* EXERCISE PROMPT
Write out the full listing exactly as given, minus the images.

Figure scripts
◇ ◇ ◇ ◇ ◇ ◇ ◇

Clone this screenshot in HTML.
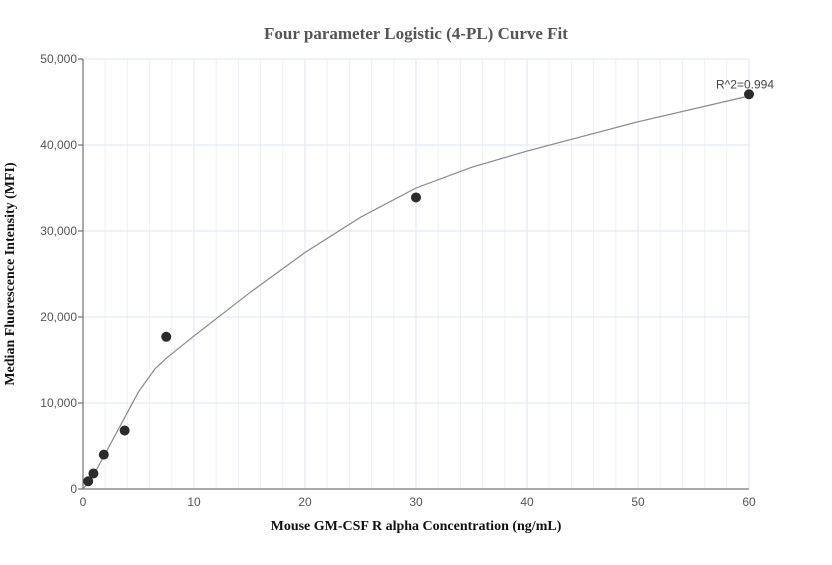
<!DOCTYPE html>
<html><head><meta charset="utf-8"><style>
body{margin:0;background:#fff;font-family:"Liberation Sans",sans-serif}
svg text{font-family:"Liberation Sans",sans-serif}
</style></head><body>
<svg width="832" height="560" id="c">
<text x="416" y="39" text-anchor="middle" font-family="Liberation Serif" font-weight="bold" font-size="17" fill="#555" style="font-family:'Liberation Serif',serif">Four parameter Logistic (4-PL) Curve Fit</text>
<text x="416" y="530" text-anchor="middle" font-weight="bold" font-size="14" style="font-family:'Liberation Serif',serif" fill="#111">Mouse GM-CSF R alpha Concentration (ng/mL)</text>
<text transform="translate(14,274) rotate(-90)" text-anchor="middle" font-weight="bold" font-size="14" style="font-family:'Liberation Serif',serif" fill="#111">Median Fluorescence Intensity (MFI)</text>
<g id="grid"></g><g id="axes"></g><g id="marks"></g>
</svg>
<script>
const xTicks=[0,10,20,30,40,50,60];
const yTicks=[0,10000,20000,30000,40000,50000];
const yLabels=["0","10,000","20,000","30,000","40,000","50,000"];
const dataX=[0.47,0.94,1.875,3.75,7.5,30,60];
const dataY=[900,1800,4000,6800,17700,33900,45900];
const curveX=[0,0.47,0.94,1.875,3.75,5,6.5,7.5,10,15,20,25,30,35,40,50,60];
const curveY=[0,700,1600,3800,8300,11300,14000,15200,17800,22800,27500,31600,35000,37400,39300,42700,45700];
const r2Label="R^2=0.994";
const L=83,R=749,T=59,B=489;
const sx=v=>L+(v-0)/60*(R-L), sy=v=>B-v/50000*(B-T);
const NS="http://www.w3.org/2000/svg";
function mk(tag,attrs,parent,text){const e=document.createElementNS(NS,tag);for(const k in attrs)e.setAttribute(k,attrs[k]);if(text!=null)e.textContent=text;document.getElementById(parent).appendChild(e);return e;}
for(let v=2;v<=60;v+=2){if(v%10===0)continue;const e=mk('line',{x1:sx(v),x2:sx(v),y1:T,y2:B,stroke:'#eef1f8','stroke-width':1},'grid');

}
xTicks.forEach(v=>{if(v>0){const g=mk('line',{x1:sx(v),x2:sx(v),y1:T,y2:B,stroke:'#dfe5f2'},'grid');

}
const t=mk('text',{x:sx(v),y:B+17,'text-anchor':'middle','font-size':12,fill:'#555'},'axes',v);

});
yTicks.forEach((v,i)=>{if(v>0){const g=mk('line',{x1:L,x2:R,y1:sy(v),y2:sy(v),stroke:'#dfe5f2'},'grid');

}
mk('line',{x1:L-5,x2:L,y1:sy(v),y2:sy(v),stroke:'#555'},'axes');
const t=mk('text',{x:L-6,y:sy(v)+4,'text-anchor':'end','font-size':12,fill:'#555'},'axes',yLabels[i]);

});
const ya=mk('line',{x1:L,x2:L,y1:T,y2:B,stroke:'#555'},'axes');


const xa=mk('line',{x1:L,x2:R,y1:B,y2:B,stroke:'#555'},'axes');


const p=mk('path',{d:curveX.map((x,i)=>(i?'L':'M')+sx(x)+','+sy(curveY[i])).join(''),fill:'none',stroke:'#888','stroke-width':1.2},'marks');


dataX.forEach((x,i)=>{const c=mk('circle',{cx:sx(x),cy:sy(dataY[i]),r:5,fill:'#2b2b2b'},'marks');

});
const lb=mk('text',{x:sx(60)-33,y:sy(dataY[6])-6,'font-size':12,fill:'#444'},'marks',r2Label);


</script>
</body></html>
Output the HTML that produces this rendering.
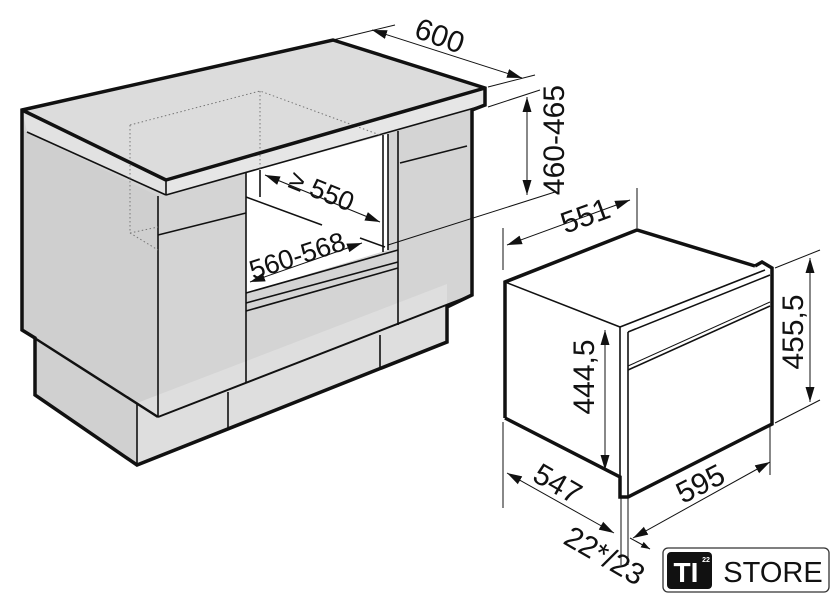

◇ ◇ ◇ ◇ ◇ ◇ ◇

* EXERCISE SOLUTION
Clone this screenshot in HTML.
<!DOCTYPE html>
<html><head><meta charset="utf-8"><style>
body{margin:0;background:#fff;font-family:"Liberation Sans",sans-serif}
svg text{font-family:"Liberation Sans",sans-serif}
</style></head><body>
<svg width="832" height="560" id="c">
<text x="416" y="39" text-anchor="middle" font-family="Liberation Serif" font-weight="bold" font-size="17" fill="#555" style="font-family:'Liberation Serif',serif">Four parameter Logistic (4-PL) Curve Fit</text>
<text x="416" y="530" text-anchor="middle" font-weight="bold" font-size="14" style="font-family:'Liberation Serif',serif" fill="#111">Mouse GM-CSF R alpha Concentration (ng/mL)</text>
<text transform="translate(14,274) rotate(-90)" text-anchor="middle" font-weight="bold" font-size="14" style="font-family:'Liberation Serif',serif" fill="#111">Median Fluorescence Intensity (MFI)</text>
<g id="grid"></g><g id="axes"></g><g id="marks"></g>
</svg>
<script>
const xTicks=[0,10,20,30,40,50,60];
const yTicks=[0,10000,20000,30000,40000,50000];
const yLabels=["0","10,000","20,000","30,000","40,000","50,000"];
const dataX=[0.47,0.94,1.875,3.75,7.5,30,60];
const dataY=[900,1800,4000,6800,17700,33900,45900];
const curveX=[0,0.47,0.94,1.875,3.75,5,6.5,7.5,10,15,20,25,30,35,40,50,60];
const curveY=[0,700,1600,3800,8300,11300,14000,15200,17800,22800,27500,31600,35000,37400,39300,42700,45700];
const r2Label="R^2=0.994";
const L=83,R=749,T=59,B=489;
const sx=v=>L+(v-0)/60*(R-L), sy=v=>B-v/50000*(B-T);
const NS="http://www.w3.org/2000/svg";
function mk(tag,attrs,parent,text){const e=document.createElementNS(NS,tag);for(const k in attrs)e.setAttribute(k,attrs[k]);if(text!=null)e.textContent=text;document.getElementById(parent).appendChild(e);return e;}
for(let v=2;v<=60;v+=2){if(v%10===0)continue;const e=mk('line',{x1:sx(v),x2:sx(v),y1:T,y2:B,stroke:'#eef1f8','stroke-width':1},'grid');

}
xTicks.forEach(v=>{if(v>0){const g=mk('line',{x1:sx(v),x2:sx(v),y1:T,y2:B,stroke:'#dfe5f2'},'grid');

}
const t=mk('text',{x:sx(v),y:B+17,'text-anchor':'middle','font-size':12,fill:'#555'},'axes',v);

});
yTicks.forEach((v,i)=>{if(v>0){const g=mk('line',{x1:L,x2:R,y1:sy(v),y2:sy(v),stroke:'#dfe5f2'},'grid');

}
mk('line',{x1:L-5,x2:L,y1:sy(v),y2:sy(v),stroke:'#555'},'axes');
const t=mk('text',{x:L-6,y:sy(v)+4,'text-anchor':'end','font-size':12,fill:'#555'},'axes',yLabels[i]);

});
const ya=mk('line',{x1:L,x2:L,y1:T,y2:B,stroke:'#555'},'axes');


const xa=mk('line',{x1:L,x2:R,y1:B,y2:B,stroke:'#555'},'axes');


const p=mk('path',{d:curveX.map((x,i)=>(i?'L':'M')+sx(x)+','+sy(curveY[i])).join(''),fill:'none',stroke:'#888','stroke-width':1.2},'marks');


dataX.forEach((x,i)=>{const c=mk('circle',{cx:sx(x),cy:sy(dataY[i]),r:5,fill:'#2b2b2b'},'marks');

});
const lb=mk('text',{x:sx(60)-33,y:sy(dataY[6])-6,'font-size':12,fill:'#444'},'marks',r2Label);


</script>
</body></html>
Output the HTML that produces this rendering.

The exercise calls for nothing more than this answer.